Word for word, copy all the data and drop the pictures.

- _SUPPLIED INFORMATION_:
* * * * * * * * *

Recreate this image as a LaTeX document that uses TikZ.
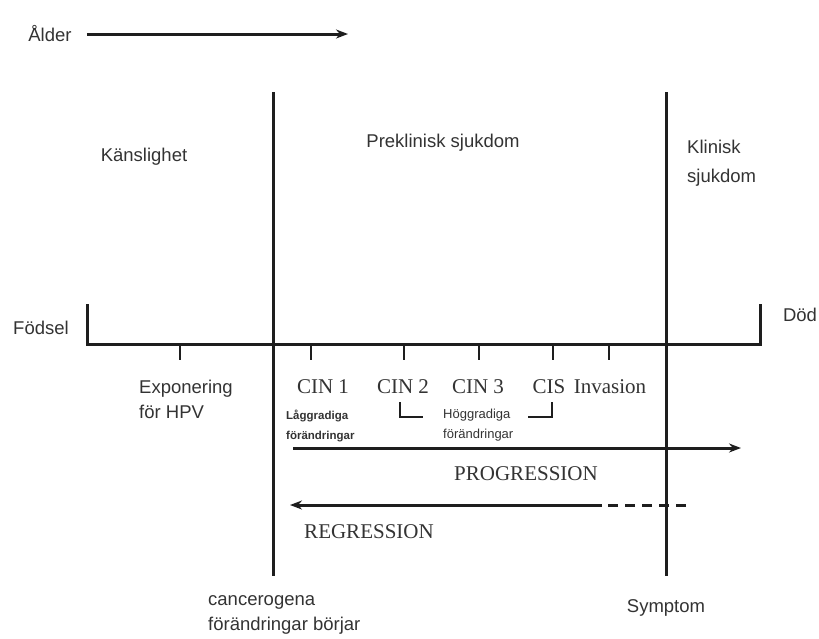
\documentclass[tikz,border=0pt]{standalone}
\usepackage{fontspec}
\usetikzlibrary{arrows.meta}
\setmainfont{Liberation Sans}
\newfontfamily\timesfont{Liberation Serif}
\definecolor{inkgray}{HTML}{333333}
\definecolor{linegray}{HTML}{1E1E1E}
\begin{document}
\begin{tikzpicture}[x=1pt, y=-1pt, >={Stealth[length=12pt, width=9pt]}, every node/.style={inner sep=0pt, text=inkgray},
                    sanslabel/.style={font=\fontsize{18.5}{25}\selectfont, align=left},
                    cinlabel/.style={font=\timesfont\fontsize{21}{24}\selectfont},
                    gradelabel/.style={font=\fontsize{13}{20}\selectfont, align=left},
                    mainline/.style={draw=linegray, line width=3pt},
                    tickline/.style={draw=linegray, line width=1.6pt}]
                        \useasboundingbox (0,0) rectangle (819,638);

                        \node[sanslabel] (alder) at (50,34) {Ålder};
                        \coordinate (alderEnd) at (348,34);
                        \draw[mainline, ->, shorten <=15pt] (alder.east) -- (alderEnd);

                        \node[sanslabel] (kanslighet) at (144,157) {Känslighet};
                        \node[sanslabel] (preklinisk) at (443,143) {Preklinisk sjukdom};
                        \node[sanslabel, anchor=west, font=\fontsize{18.5}{29}\selectfont] (klinisk) at (687,163) {Klinisk\\sjukdom};

                        \node[sanslabel] (fodsel) at (41,328) {Födsel};
                        \node[sanslabel] (dod) at (800,315) {Död};

                        \coordinate (fodselTop) at (87,304);
                        \coordinate (fodselEnd) at (87,344);
                        \coordinate (dodEnd) at (760,344);
                        \coordinate (dodTop) at (760,304);
                        \draw[mainline] (fodselTop) -- (fodselEnd) -- (dodEnd) -- (dodTop);

                        \coordinate (startTop) at (273,92);
                        \coordinate (startBottom) at (273,576);
                        \coordinate (symptomTop) at (666,92);
                        \coordinate (symptomBottom) at (666,576);
                        \draw[mainline] (startTop) -- (startBottom);
                        \draw[mainline] (symptomTop) -- (symptomBottom);

                        \coordinate (expoTick) at (180,344);
                        \coordinate (cinoneTick) at (311,344);
                        \coordinate (cintwoTick) at (404,344);
                        \coordinate (cinthreeTick) at (479,344);
                        \coordinate (cisTick) at (553,344);
                        \coordinate (invTick) at (609,344);
                        \draw[tickline] (expoTick) -- ++(0,16);
                        \draw[tickline] (cinoneTick) -- ++(0,16);
                        \draw[tickline] (cintwoTick) -- ++(0,16);
                        \draw[tickline] (cinthreeTick) -- ++(0,16);
                        \draw[tickline] (cisTick) -- ++(0,16);
                        \draw[tickline] (invTick) -- ++(0,16);

                        \node[sanslabel, anchor=west] (expo) at (139,399) {Exponering\\för HPV};
                        \node[cinlabel] (cinone) at (323,387) {CIN 1};
                        \node[cinlabel] (cintwo) at (403,387) {CIN 2};
                        \node[cinlabel] (cinthree) at (478,387) {CIN 3};
                        \node[cinlabel] (cis) at (549,387) {CIS};
                        \node[cinlabel] (inv) at (610,387) {Invasion};

                        \node[gradelabel, anchor=west, font=\bfseries\fontsize{11.5}{20}\selectfont] (laggradiga) at (286,426) {Låggradiga\\förändringar};
                        \node[gradelabel, anchor=west] (hoggradiga) at (443,425) {Höggradiga\\förändringar};

                        \coordinate (hogStartTop) at (400,402);
                        \coordinate (hogStartFoot) at (400,417);
                        \coordinate (hogStartEnd) at (423,417);
                        \coordinate (hogEndTop) at (552,402);
                        \coordinate (hogEndFoot) at (552,417);
                        \coordinate (hogEndEnd) at (528,417);
                        \draw[tickline] (hogStartTop) -- (hogStartFoot) -- (hogStartEnd);
                        \draw[tickline] (hogEndTop) -- (hogEndFoot) -- (hogEndEnd);

                        \coordinate (progStart) at (293,448);
                        \coordinate (progEnd) at (741,448);
                        \draw[mainline, ->] (progStart) -- (progEnd);
                        \node[cinlabel] (progression) at (526,474) {PROGRESSION};

                        \coordinate (regStart) at (686,505);
                        \coordinate (regMid) at (602,505);
                        \coordinate (regEnd) at (290,505);
                        \draw[mainline, dash pattern=on 10pt off 7pt] (regStart) -- (regMid);
                        \draw[mainline, ->] (regMid) -- (regEnd);
                        \node[cinlabel] (regression) at (369,532) {REGRESSION};

                        \node[sanslabel, anchor=west] (cancerogena) at (208,615) {cancerogena\\förändringar börjar};
                        \node[sanslabel] (symptom) at (666,608) {Symptom};
                    \end{tikzpicture}
\end{document}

* * * * * * * * *

- _FINISHED EXERCISE_:
Recreate this image as a LaTeX document that uses TikZ.
\documentclass[tikz,border=0pt]{standalone}
\usepackage{fontspec}
\usetikzlibrary{arrows.meta}
\setmainfont{Liberation Sans}
\newfontfamily\timesfont{Liberation Serif}
\definecolor{inkgray}{HTML}{333333}
\definecolor{linegray}{HTML}{1E1E1E}
\begin{document}
\begin{tikzpicture}[x=1pt, y=-1pt, >={Stealth[length=12pt, width=9pt]}, every node/.style={inner sep=0pt, text=inkgray},
                    sanslabel/.style={font=\fontsize{18.5}{25}\selectfont, align=left},
                    cinlabel/.style={font=\timesfont\fontsize{21}{24}\selectfont},
                    gradelabel/.style={font=\fontsize{13}{20}\selectfont, align=left},
                    mainline/.style={draw=linegray, line width=3pt},
                    tickline/.style={draw=linegray, line width=1.6pt}]
                        \useasboundingbox (0,0) rectangle (819,638);

                        \node[sanslabel] (alder) at (50,34) {Ålder};
                        \coordinate (alderEnd) at (348,34);
                        \draw[mainline, ->, shorten <=15pt] (alder.east) -- (alderEnd);

                        \node[sanslabel] (kanslighet) at (144,157) {Känslighet};
                        \node[sanslabel] (preklinisk) at (443,143) {Preklinisk sjukdom};
                        \node[sanslabel, anchor=west, font=\fontsize{18.5}{29}\selectfont] (klinisk) at (687,163) {Klinisk\\sjukdom};

                        \node[sanslabel] (fodsel) at (41,328) {Födsel};
                        \node[sanslabel] (dod) at (800,315) {Död};

                        \coordinate (fodselTop) at (87,304);
                        \coordinate (fodselEnd) at (87,344);
                        \coordinate (dodEnd) at (760,344);
                        \coordinate (dodTop) at (760,304);
                        \draw[mainline] (fodselTop) -- (fodselEnd) -- (dodEnd) -- (dodTop);

                        \coordinate (startTop) at (273,92);
                        \coordinate (startBottom) at (273,576);
                        \coordinate (symptomTop) at (666,92);
                        \coordinate (symptomBottom) at (666,576);
                        \draw[mainline] (startTop) -- (startBottom);
                        \draw[mainline] (symptomTop) -- (symptomBottom);

                        \coordinate (expoTick) at (180,344);
                        \coordinate (cinoneTick) at (311,344);
                        \coordinate (cintwoTick) at (404,344);
                        \coordinate (cinthreeTick) at (479,344);
                        \coordinate (cisTick) at (553,344);
                        \coordinate (invTick) at (609,344);
                        \draw[tickline] (expoTick) -- ++(0,16);
                        \draw[tickline] (cinoneTick) -- ++(0,16);
                        \draw[tickline] (cintwoTick) -- ++(0,16);
                        \draw[tickline] (cinthreeTick) -- ++(0,16);
                        \draw[tickline] (cisTick) -- ++(0,16);
                        \draw[tickline] (invTick) -- ++(0,16);

                        \node[sanslabel, anchor=west] (expo) at (139,399) {Exponering\\för HPV};
                        \node[cinlabel] (cinone) at (323,387) {CIN 1};
                        \node[cinlabel] (cintwo) at (403,387) {CIN 2};
                        \node[cinlabel] (cinthree) at (478,387) {CIN 3};
                        \node[cinlabel] (cis) at (549,387) {CIS};
                        \node[cinlabel] (inv) at (610,387) {Invasion};

                        \node[gradelabel, anchor=west, font=\bfseries\fontsize{11.5}{20}\selectfont] (laggradiga) at (286,426) {Låggradiga\\förändringar};
                        \node[gradelabel, anchor=west] (hoggradiga) at (443,425) {Höggradiga\\förändringar};

                        \coordinate (hogStartTop) at (400,402);
                        \coordinate (hogStartFoot) at (400,417);
                        \coordinate (hogStartEnd) at (423,417);
                        \coordinate (hogEndTop) at (552,402);
                        \coordinate (hogEndFoot) at (552,417);
                        \coordinate (hogEndEnd) at (528,417);
                        \draw[tickline] (hogStartTop) -- (hogStartFoot) -- (hogStartEnd);
                        \draw[tickline] (hogEndTop) -- (hogEndFoot) -- (hogEndEnd);

                        \coordinate (progStart) at (293,448);
                        \coordinate (progEnd) at (741,448);
                        \draw[mainline, ->] (progStart) -- (progEnd);
                        \node[cinlabel] (progression) at (526,474) {PROGRESSION};

                        \coordinate (regStart) at (686,505);
                        \coordinate (regMid) at (602,505);
                        \coordinate (regEnd) at (290,505);
                        \draw[mainline, dash pattern=on 10pt off 7pt] (regStart) -- (regMid);
                        \draw[mainline, ->] (regMid) -- (regEnd);
                        \node[cinlabel] (regression) at (369,532) {REGRESSION};

                        \node[sanslabel, anchor=west] (cancerogena) at (208,615) {cancerogena\\förändringar börjar};
                        \node[sanslabel] (symptom) at (666,608) {Symptom};
                    \end{tikzpicture}
\end{document}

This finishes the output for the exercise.